Bernstein paints a picture of fascinating figures, ranging from Gong Peng, the female Communist spokesperson who entranced a generation of Western newsmen, to Patrick Hurley, the in-over-his-head American envoy who, a bit too enamored of his cowboy background, greeted a confused Mao with his version of a Choctaw war whoop. The war with Japan, entering its eighth year for the Chinese, becomes background, an ongoing catastrophe that sets the stage for the maneuverings between the Communists and the Nationalists, the horrific sufferings of ordinary Chinese, and the hapless American attempts to mediate.

Bernstein starts by leading up to 1945 and describing the intricate backgrounds of the main actors. Then comes a detailed trawl through that year, when, Bernstein argues, the fate of China was determined. He tells his story deftly and has a nice eye for detail. His long experience with China—both scholarly and professional—gives him a strong sense for that country’s tortured experience.

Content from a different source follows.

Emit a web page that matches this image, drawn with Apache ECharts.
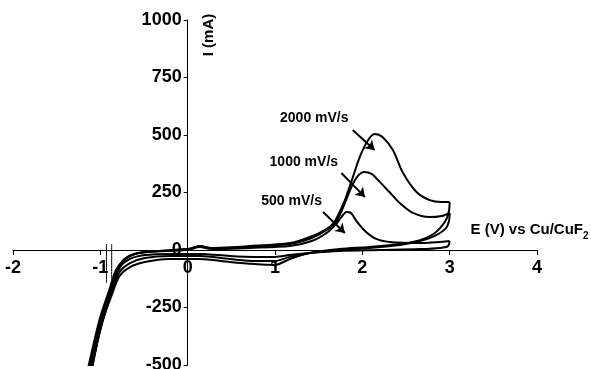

This is largely top-down history, focusing on the leaders and their representatives, the intellectuals and the power cliques fighting for dominance in China. The ordinary Chinese are there, but mostly as an undifferentiated chorus of misery. The Japanese, despite ruling large swaths of China in 1945, are almost entirely absent from this book, and Bernstein is not particularly insightful about Franklin Roosevelt. He accuses Roosevelt of trusting Josef Stalin far too much and, at the 1945 Yalta meeting, of handing over Manchuria (among other things) to the Soviets—an act that, Bernstein asserts, underpinned the eventual Communist triumph in China. This is unfair to Roosevelt, who was less trusting and more devious than people understood. Roosevelt’s generals were telling him they needed Soviet manpower to fight the Japanese, and the only practical invasion route for the Soviet army lay directly through Manchuria. Roosevelt was handing Stalin something the Soviet leader was going to steal anyway, as Bern-stein finally admits.

Nonetheless, this is a rich, compelling book told with subtlety and grace. For those interested in understanding how China went Communist in the middle of the 20th century, it is well worth the read.

David Silbey is a military historian who writes often about modern wars. His most recent book is The Boxer Rebellion and the Great Game in China, 1900.